Monday 21 June 2010

Poetic Offa Licence

(the titletaken perversely but irresistibly from Poetic Off Licence, a collection by Hovis Presley)

So congratulations to Geoffrey Hill for getting the Oxford Professor of Poetry job, ahead of my friend Michael Horovitz. Hill is the certainly the better poet, though Michael would have been the better professor. Hill is famously obscure in his references: but within the Oxbridge poetry establishment, where L=A=N=G=U=A=G=E still has a lot of sway, he is comparatively straightforward in his surface meaning. I am rather tempted by Peter Porter's dictum: "All poetry is LANGUAGE poetry: but not all LANGUAGE poetry is poetry".

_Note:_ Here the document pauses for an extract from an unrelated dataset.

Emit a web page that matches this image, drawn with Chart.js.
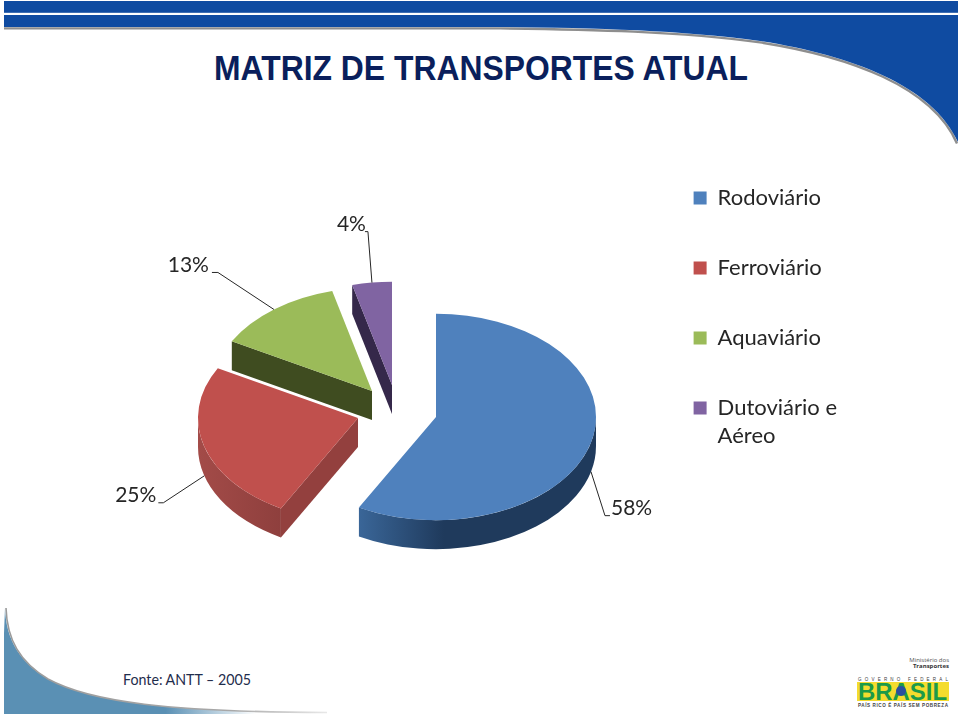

If you fancy catching up with Hill, get yourself a copy of his "New & Collected Poems 1952-1992". This isn't straightforward: my copy is ex-library from a US naval college. But if you can, head for Mercian Hymns, his most accessible entire collection. It's about Offa of Mercia (of Dyke fame), the first man to call himself (on charters around 774) "King of the Angles". But here Offa is a modern dark age monarch who gets phone calls and plays with model aeroplanes, as elements of him are drawn from Hill's own Midlands childhood.

If you persist with Hill, you will find yourself in the company of Osip Mandelstam, Charles Peguy and Asmodeus: what's not to like?